Editeur : Casterman (KSTR)
D’emblée, une claque graphique !
Nouvelle venue dans la bande dessinée, Audrey Spiry met à profit son expérience du monde de l’infographie et de l’animation en proposant un dessin numérique et des cadrages très dynamiques. Mais consciemment ou non, cette dessinatrice réussit aussi brillamment une synthèse d’influences issues de l’Histoire de l’Art : il y a du Gauguin et du fauvisme dans cette palette de couleurs très vives ou de l’expressionnisme et du Francis Bacon dans les figures déformées.
Et à part un beau dessin ? En toute franchise, je me suis demandé si ce bouquin allait raconter quelque chose d’intéressant durant le premier tiers. J’avais l’impression de lire une simple transposition d’une vidéo de vacances groupées, dépaysantes et sportives : quelques stress et émerveillements propres au canyoning, des situations qui ne font pas démarrer d’intrigue, des dialogues banalement réalistes, quasiment pas d’ellipses (au contraire, même : des décompositions de mouvements, d’attitudes) et cette narratrice, Juliette, en manque d’attentions de son compagnon mais qui ne lui communique pas son malaise. Rien de bien folichon.
Sauf que progressivement et mine de rien, on entre de plus en plus dans l’introspection de l’héroïne et cela grâce à un autre protagoniste, qui vole la vedette à tous les autres personnages : l’eau.
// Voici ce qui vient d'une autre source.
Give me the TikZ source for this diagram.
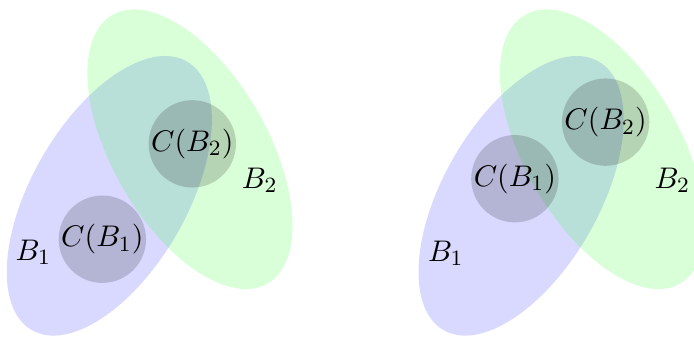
\documentclass[tikz,border=0pt]{standalone}
\tikzset{
  blob/.style={fill=#1, fill opacity=0.15},
  blob/.default=blue,
  core/.style={circle, fill=black, fill opacity=0.17, text opacity=1, minimum size=1.08cm, inner sep=0pt},
}

\begin{document}
\begin{tikzpicture}[every node/.append style={font=\fontsize{10.8}{13}\selectfont}]
  \useasboundingbox (0,0) rectangle (8.95,4.335);
  \clip (0,0) rectangle (8.95,4.335);
  % left: the two cores lie apart
  \fill[blob=blue] (1.41,1.81) circle[x radius=2, y radius=1, rotate=60];
  \fill[blob=green] (2.45,2.41) circle[x radius=2, y radius=1, rotate=-60];
  \node[core] (c1l) at (1.32,1.25) {$C(B_1)$};
  \node[core] (c2l) at (2.48,2.48) {$C(B_2)$};
  \node (b1l) at (0.43,1.08) {$B_1$};
  \node (b2l) at (3.35,2.01) {$B_2$};
  % right: the same sets, cores close together
  \fill[blob=blue] (6.72,1.81) circle[x radius=2, y radius=1, rotate=60];
  \fill[blob=green] (7.77,2.41) circle[x radius=2, y radius=1, rotate=-60];
  \node[core] (c1r) at (6.64,2.03) {$C(B_1)$};
  \node[core] (c2r) at (7.81,2.76) {$C(B_2)$};
  \node (b1r) at (5.75,1.07) {$B_1$};
  \node (b2r) at (8.67,2.01) {$B_2$};
\end{tikzpicture}
\end{document}
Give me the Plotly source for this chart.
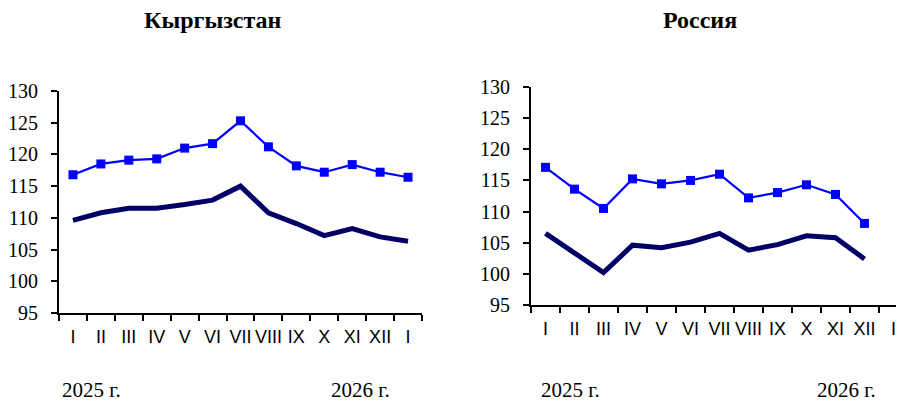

L’élément aquatique captive, tantôt menaçant et potentiellement mortel, tantôt sensuel et protecteur. Il semble retenir Juliette à l’écart du groupe et lui fait vivre une série de sensations fortes, intimes, métaphoriques. Le traitement graphique est ici tellement puissant qu’il parvient à nous faire partager ces sensations.
La trame de l’histoire reste mince jusqu’au bout, se résumant à un questionnement assez commun d’une jeune femme sur la notion de couple et l’envie de créer une famille. Bref, vous ne trouverez pas ici de réflexion en profondeur sur le sens d’une démarche nataliste dans une époque aux enjeux démographiques graves. Par contre, pour l’expérience inédite de lecture qu’il procure, ce roman graphique en vaut la chandelle !.
Chronique par Jean Alinea
P.S. : on déplorera encore une fois l'économie - impardonnable pour un grand éditeur - d'un relecteur professionnel et consciencieux. "Tu t'en ai sorti comme un chef !" (page 58), ça me fait non seulement mal aux yeux mais aussi de la peine pour l'image de la bande dessinée à l'heure de sa reconnaissance institutionnelle.